::: DATA

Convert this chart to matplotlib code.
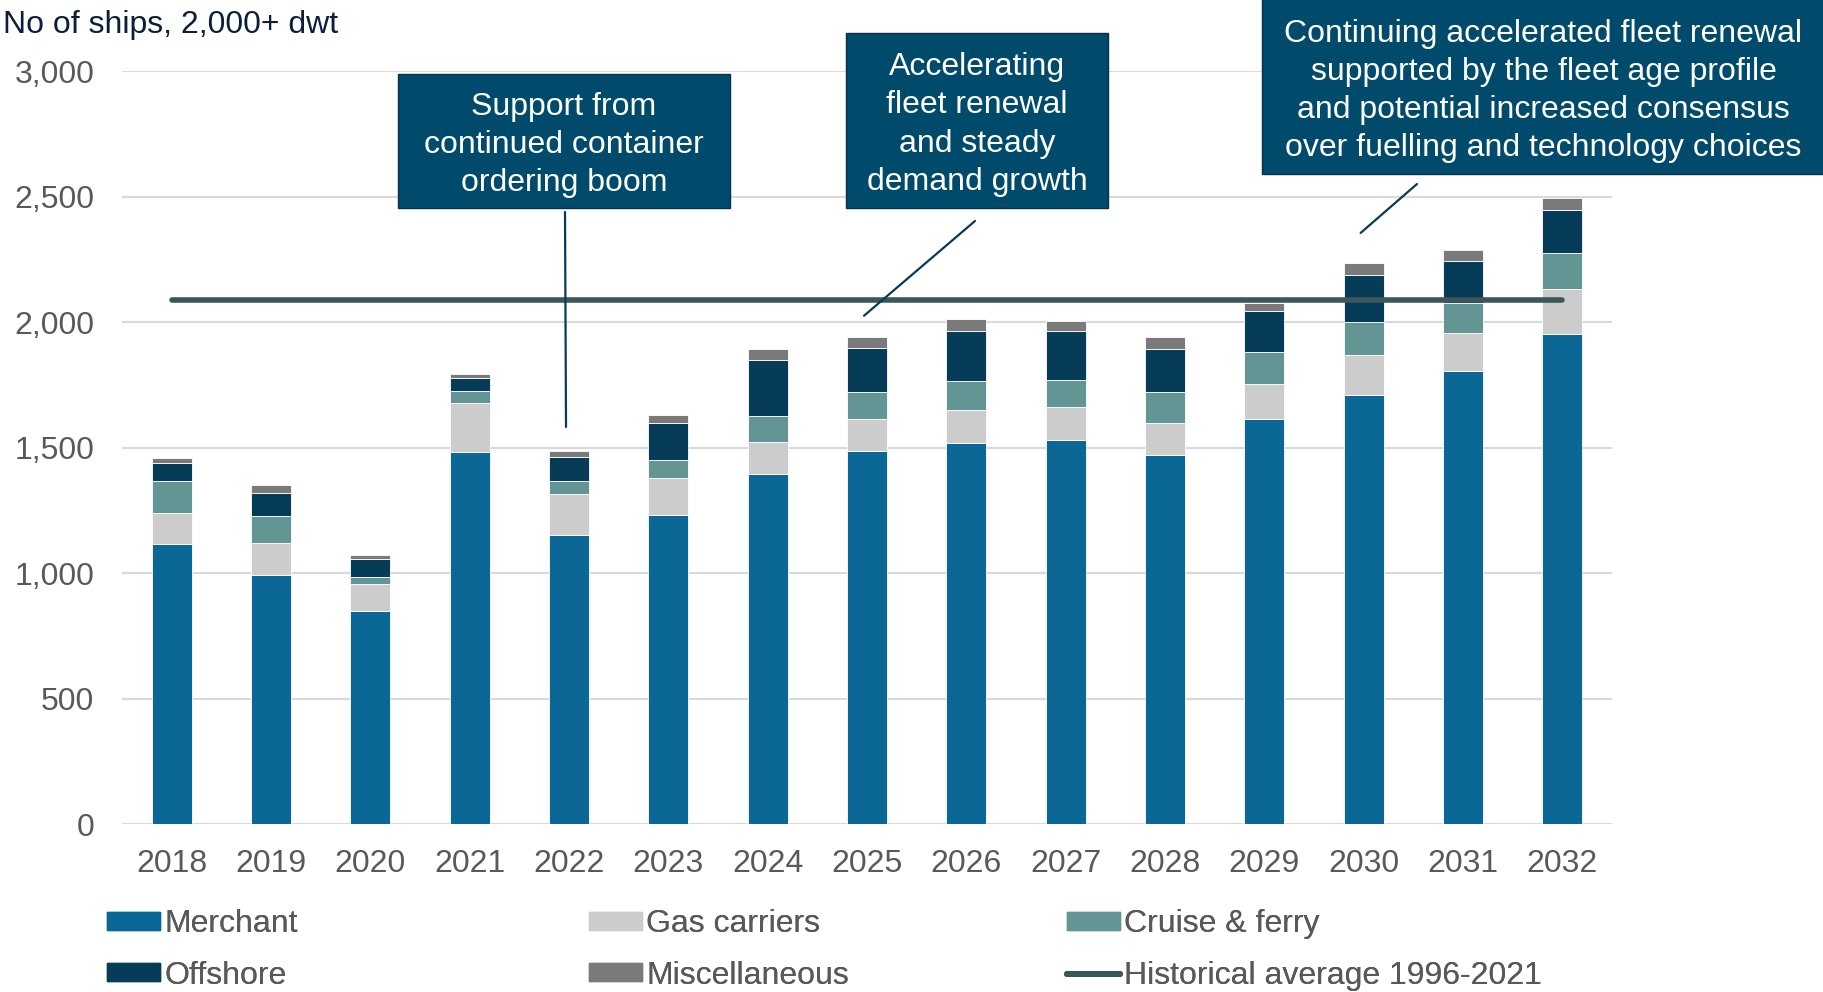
import numpy as np
import matplotlib.pyplot as plt
from matplotlib.patches import Rectangle, Patch
from matplotlib.lines import Line2D

plt.rcParams['font.family'] = ['Liberation Sans', 'DejaVu Sans']

# Datos (numero de barcos, 2,000+ dwt)
years = ['2018', '2019', '2020', '2021', '2022', '2023', '2024', '2025',
         '2026', '2027', '2028', '2029', '2030', '2031', '2032']
merchant = [1115, 992, 849, 1483, 1150, 1231, 1395, 1486, 1518, 1529, 1470, 1614, 1710, 1804, 1951]
gas = [126, 127, 106, 196, 163, 147, 127, 129, 132, 133, 127, 139, 157, 151, 179]
cruise = [125, 108, 30, 45, 53, 73, 103, 108, 116, 107, 126, 126, 134, 120, 143]
offshore = [73, 92, 69, 52, 97, 145, 222, 172, 199, 196, 168, 165, 188, 170, 174]
misc = [21, 30, 16, 16, 22, 33, 46, 46, 45, 40, 49, 30, 48, 42, 47]
hist_avg = 2086

series_names = ['Merchant', 'Gas carriers', 'Cruise & ferry', 'Offshore', 'Miscellaneous']
series_colors = ['#0a6796', '#cccccc', '#639594', '#073c59', '#7a7a7a']
line_color = '#3b5757'
box_color = '#004b6b'
conn_color = '#0b3a55'
tick_color = '#595959'
FS = 23

W, H = 1823, 992
fig = plt.figure(figsize=(W / 100, H / 100), dpi=100)
ax = fig.add_axes([122 / W, 1 - 824 / H, (1612 - 122) / W, (824 - 71) / H])

x = np.arange(len(years))
bottom = np.zeros(len(years))
for vals, name, col in zip([merchant, gas, cruise, offshore, misc], series_names, series_colors):
    ax.bar(x, vals, 0.40, bottom=bottom, color=col, edgecolor='white', linewidth=0.6, label=name, zorder=2)
    bottom += np.array(vals)

# linea de promedio historico
ax.plot([x[0], x[-1]], [hist_avg, hist_avg], color=line_color, lw=4, solid_capstyle='round', zorder=3)

ax.set_xlim(-0.5, len(years) - 0.5)
ax.set_ylim(0, 3000)
ax.set_yticks(np.arange(0, 3001, 500))
ax.set_yticklabels([f'{v:,}' for v in range(0, 3001, 500)])
ax.set_xticks(x)
ax.set_xticklabels(years)
ax.grid(axis='y', color='#d9d9d9', lw=1.5, zorder=0)
ax.set_axisbelow(True)
for s in ax.spines.values():
    s.set_visible(False)
ax.tick_params(axis='x', length=0, pad=18, labelsize=FS, labelcolor=tick_color)
ax.tick_params(axis='y', length=0, pad=20, labelsize=FS, labelcolor=tick_color)

fig.text(3 / W, 1 - 33 / H, 'No of ships, 2,000+ dwt', fontsize=FS, color='#0b1f3a', va='baseline', ha='left')

# Cajas de anotacion (pixeles de figura)
boxes = [
    ((398, 74, 730, 208), 'Support from\ncontinued container\nordering boom'),
    ((846, 33, 1108, 208), 'Accelerating\nfleet renewal\nand steady\ndemand growth'),
    ((1262, -2, 1825, 174), 'Continuing accelerated fleet renewal\nsupported by the fleet age profile\nand potential increased consensus\nover fuelling and technology choices'),
]
for (x0, y0, x1, y1), txt in boxes:
    fig.patches.append(Rectangle((x0 / W, 1 - y1 / H), (x1 - x0) / W, (y1 - y0) / H,
                                 transform=fig.transFigure, facecolor=box_color,
                                 edgecolor='#083049', lw=1, zorder=5))
    fig.text((x0 + x1) / 2 / W, 1 - ((max(y0, 0) + y1) / 2 + 4) / H, txt, ha='center', va='center',
             fontsize=FS, color='white', linespacing=1.36, zorder=6)

# Conectores: punto en datos -> punto en pixeles de figura
connectors = [(4, 1582, 565, 212), (7, 2025, 975, 221), (12, 2355, 1417, 184)]
for xi, yv, px, py in connectors:
    ax.annotate('', xy=(xi - 0.03, yv), xycoords='data', xytext=(px, H - py), textcoords='figure pixels',
                arrowprops=dict(arrowstyle='-', color=conn_color, lw=1.6, shrinkA=0, shrinkB=0), zorder=4)

# Leyenda en tres columnas
handles = [Patch(color=c) for c in series_colors]
hist_handle = Line2D([0], [0], color=line_color, lw=4.3, solid_capstyle='round')
cols = [
    (107, [handles[0], handles[3]], [series_names[0], series_names[3]]),
    (589, [handles[1], handles[4]], [series_names[1], series_names[4]]),
    (1067, [handles[2], hist_handle], [series_names[2], 'Historical average 1996-2021']),
]
for lx, hs, ls in cols:
    leg = fig.legend(hs, ls, loc='upper left', bbox_to_anchor=(lx / W, 1 - 909 / H), frameon=False,
                     fontsize=FS, labelcolor=tick_color, handlelength=1.65, handleheight=0.5,
                     handletextpad=0.15, labelspacing=0.68, borderpad=0, borderaxespad=0)
    fig.add_artist(leg)

fig.savefig('out.png', dpi=100)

::::::

WHAT TO WORK ON —
Transcribe the material exactly, keeping every word and none of the pictures.

SOLVED PROBLEM —
Convert this chart to matplotlib code.
import numpy as np
import matplotlib.pyplot as plt
from matplotlib.patches import Rectangle, Patch
from matplotlib.lines import Line2D

plt.rcParams['font.family'] = ['Liberation Sans', 'DejaVu Sans']

# Datos (numero de barcos, 2,000+ dwt)
years = ['2018', '2019', '2020', '2021', '2022', '2023', '2024', '2025',
         '2026', '2027', '2028', '2029', '2030', '2031', '2032']
merchant = [1115, 992, 849, 1483, 1150, 1231, 1395, 1486, 1518, 1529, 1470, 1614, 1710, 1804, 1951]
gas = [126, 127, 106, 196, 163, 147, 127, 129, 132, 133, 127, 139, 157, 151, 179]
cruise = [125, 108, 30, 45, 53, 73, 103, 108, 116, 107, 126, 126, 134, 120, 143]
offshore = [73, 92, 69, 52, 97, 145, 222, 172, 199, 196, 168, 165, 188, 170, 174]
misc = [21, 30, 16, 16, 22, 33, 46, 46, 45, 40, 49, 30, 48, 42, 47]
hist_avg = 2086

series_names = ['Merchant', 'Gas carriers', 'Cruise & ferry', 'Offshore', 'Miscellaneous']
series_colors = ['#0a6796', '#cccccc', '#639594', '#073c59', '#7a7a7a']
line_color = '#3b5757'
box_color = '#004b6b'
conn_color = '#0b3a55'
tick_color = '#595959'
FS = 23

W, H = 1823, 992
fig = plt.figure(figsize=(W / 100, H / 100), dpi=100)
ax = fig.add_axes([122 / W, 1 - 824 / H, (1612 - 122) / W, (824 - 71) / H])

x = np.arange(len(years))
bottom = np.zeros(len(years))
for vals, name, col in zip([merchant, gas, cruise, offshore, misc], series_names, series_colors):
    ax.bar(x, vals, 0.40, bottom=bottom, color=col, edgecolor='white', linewidth=0.6, label=name, zorder=2)
    bottom += np.array(vals)

# linea de promedio historico
ax.plot([x[0], x[-1]], [hist_avg, hist_avg], color=line_color, lw=4, solid_capstyle='round', zorder=3)

ax.set_xlim(-0.5, len(years) - 0.5)
ax.set_ylim(0, 3000)
ax.set_yticks(np.arange(0, 3001, 500))
ax.set_yticklabels([f'{v:,}' for v in range(0, 3001, 500)])
ax.set_xticks(x)
ax.set_xticklabels(years)
ax.grid(axis='y', color='#d9d9d9', lw=1.5, zorder=0)
ax.set_axisbelow(True)
for s in ax.spines.values():
    s.set_visible(False)
ax.tick_params(axis='x', length=0, pad=18, labelsize=FS, labelcolor=tick_color)
ax.tick_params(axis='y', length=0, pad=20, labelsize=FS, labelcolor=tick_color)

fig.text(3 / W, 1 - 33 / H, 'No of ships, 2,000+ dwt', fontsize=FS, color='#0b1f3a', va='baseline', ha='left')

# Cajas de anotacion (pixeles de figura)
boxes = [
    ((398, 74, 730, 208), 'Support from\ncontinued container\nordering boom'),
    ((846, 33, 1108, 208), 'Accelerating\nfleet renewal\nand steady\ndemand growth'),
    ((1262, -2, 1825, 174), 'Continuing accelerated fleet renewal\nsupported by the fleet age profile\nand potential increased consensus\nover fuelling and technology choices'),
]
for (x0, y0, x1, y1), txt in boxes:
    fig.patches.append(Rectangle((x0 / W, 1 - y1 / H), (x1 - x0) / W, (y1 - y0) / H,
                                 transform=fig.transFigure, facecolor=box_color,
                                 edgecolor='#083049', lw=1, zorder=5))
    fig.text((x0 + x1) / 2 / W, 1 - ((max(y0, 0) + y1) / 2 + 4) / H, txt, ha='center', va='center',
             fontsize=FS, color='white', linespacing=1.36, zorder=6)

# Conectores: punto en datos -> punto en pixeles de figura
connectors = [(4, 1582, 565, 212), (7, 2025, 975, 221), (12, 2355, 1417, 184)]
for xi, yv, px, py in connectors:
    ax.annotate('', xy=(xi - 0.03, yv), xycoords='data', xytext=(px, H - py), textcoords='figure pixels',
                arrowprops=dict(arrowstyle='-', color=conn_color, lw=1.6, shrinkA=0, shrinkB=0), zorder=4)

# Leyenda en tres columnas
handles = [Patch(color=c) for c in series_colors]
hist_handle = Line2D([0], [0], color=line_color, lw=4.3, solid_capstyle='round')
cols = [
    (107, [handles[0], handles[3]], [series_names[0], series_names[3]]),
    (589, [handles[1], handles[4]], [series_names[1], series_names[4]]),
    (1067, [handles[2], hist_handle], [series_names[2], 'Historical average 1996-2021']),
]
for lx, hs, ls in cols:
    leg = fig.legend(hs, ls, loc='upper left', bbox_to_anchor=(lx / W, 1 - 909 / H), frameon=False,
                     fontsize=FS, labelcolor=tick_color, handlelength=1.65, handleheight=0.5,
                     handletextpad=0.15, labelspacing=0.68, borderpad=0, borderaxespad=0)
    fig.add_artist(leg)

fig.savefig('out.png', dpi=100)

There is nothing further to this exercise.